_Challenge:_ Take the lines of the data below from the very first through the line containing "import * as" and output them exactly, pictures excluded.

_Provided material:_
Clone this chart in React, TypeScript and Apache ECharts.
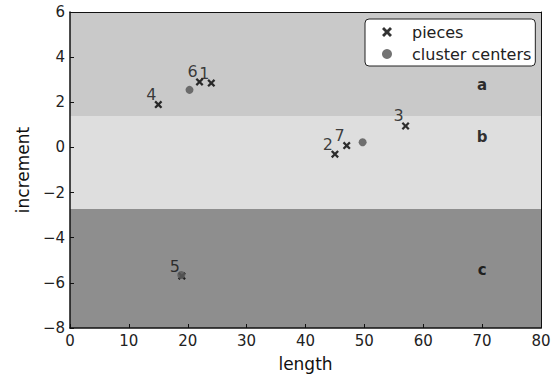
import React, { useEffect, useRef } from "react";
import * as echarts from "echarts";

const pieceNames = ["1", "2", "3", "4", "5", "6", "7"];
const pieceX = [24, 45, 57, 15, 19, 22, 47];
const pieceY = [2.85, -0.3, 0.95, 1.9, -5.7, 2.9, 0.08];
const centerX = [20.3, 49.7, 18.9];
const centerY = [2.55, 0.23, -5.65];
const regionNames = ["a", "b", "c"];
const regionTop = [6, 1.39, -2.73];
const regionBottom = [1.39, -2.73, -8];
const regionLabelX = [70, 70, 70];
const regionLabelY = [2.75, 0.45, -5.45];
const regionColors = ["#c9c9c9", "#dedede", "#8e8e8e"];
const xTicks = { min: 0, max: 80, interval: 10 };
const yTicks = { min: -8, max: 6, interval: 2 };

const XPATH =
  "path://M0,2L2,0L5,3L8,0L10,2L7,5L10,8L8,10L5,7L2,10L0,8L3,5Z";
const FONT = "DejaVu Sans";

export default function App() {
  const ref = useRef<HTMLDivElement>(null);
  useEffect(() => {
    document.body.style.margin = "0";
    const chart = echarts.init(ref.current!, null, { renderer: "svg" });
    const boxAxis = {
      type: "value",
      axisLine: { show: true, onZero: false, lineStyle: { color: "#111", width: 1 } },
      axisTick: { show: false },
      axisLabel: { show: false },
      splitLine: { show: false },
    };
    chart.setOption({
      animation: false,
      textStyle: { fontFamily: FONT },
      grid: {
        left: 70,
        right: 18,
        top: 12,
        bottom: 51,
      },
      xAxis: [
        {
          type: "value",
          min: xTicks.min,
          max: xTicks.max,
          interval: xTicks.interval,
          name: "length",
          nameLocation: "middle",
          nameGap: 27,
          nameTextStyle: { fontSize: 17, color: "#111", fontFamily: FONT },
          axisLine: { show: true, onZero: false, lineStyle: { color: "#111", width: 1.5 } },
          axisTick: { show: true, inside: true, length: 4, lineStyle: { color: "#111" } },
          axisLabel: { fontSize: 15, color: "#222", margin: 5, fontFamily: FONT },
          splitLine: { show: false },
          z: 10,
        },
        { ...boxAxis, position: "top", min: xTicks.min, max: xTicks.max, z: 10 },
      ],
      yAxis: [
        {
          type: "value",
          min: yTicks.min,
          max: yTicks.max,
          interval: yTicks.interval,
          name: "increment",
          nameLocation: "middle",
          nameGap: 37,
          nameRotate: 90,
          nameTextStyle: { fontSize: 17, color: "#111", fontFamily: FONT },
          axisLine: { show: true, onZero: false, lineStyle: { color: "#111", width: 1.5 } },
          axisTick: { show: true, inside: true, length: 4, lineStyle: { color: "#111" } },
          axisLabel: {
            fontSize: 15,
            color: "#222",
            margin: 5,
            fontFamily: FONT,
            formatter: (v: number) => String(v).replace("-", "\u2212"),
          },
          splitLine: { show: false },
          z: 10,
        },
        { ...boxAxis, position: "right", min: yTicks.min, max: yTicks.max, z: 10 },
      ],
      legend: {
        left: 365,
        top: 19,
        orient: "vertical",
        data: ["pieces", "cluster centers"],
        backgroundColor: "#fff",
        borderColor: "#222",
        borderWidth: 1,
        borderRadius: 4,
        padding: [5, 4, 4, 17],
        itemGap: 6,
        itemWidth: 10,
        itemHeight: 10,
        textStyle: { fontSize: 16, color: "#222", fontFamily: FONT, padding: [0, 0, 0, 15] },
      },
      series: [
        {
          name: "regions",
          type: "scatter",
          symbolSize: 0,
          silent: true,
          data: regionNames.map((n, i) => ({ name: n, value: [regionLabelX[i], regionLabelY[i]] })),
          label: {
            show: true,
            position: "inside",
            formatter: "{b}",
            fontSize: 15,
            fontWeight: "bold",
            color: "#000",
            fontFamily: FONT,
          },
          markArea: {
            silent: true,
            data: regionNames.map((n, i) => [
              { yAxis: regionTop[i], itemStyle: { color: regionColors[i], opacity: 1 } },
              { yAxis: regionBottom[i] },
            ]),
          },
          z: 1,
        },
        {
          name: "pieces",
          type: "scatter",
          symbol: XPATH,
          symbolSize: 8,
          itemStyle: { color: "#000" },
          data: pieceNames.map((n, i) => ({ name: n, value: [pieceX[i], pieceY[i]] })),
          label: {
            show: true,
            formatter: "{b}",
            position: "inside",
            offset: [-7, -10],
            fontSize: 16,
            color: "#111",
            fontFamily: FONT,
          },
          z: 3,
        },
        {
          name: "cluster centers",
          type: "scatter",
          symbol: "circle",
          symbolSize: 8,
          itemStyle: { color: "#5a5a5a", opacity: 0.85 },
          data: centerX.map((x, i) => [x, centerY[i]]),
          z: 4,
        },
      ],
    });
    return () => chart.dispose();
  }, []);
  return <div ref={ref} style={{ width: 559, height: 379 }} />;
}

_Task solution:_
Clone this chart in React, TypeScript and Apache ECharts.
import React, { useEffect, useRef } from "react";
import * as echarts from "echarts";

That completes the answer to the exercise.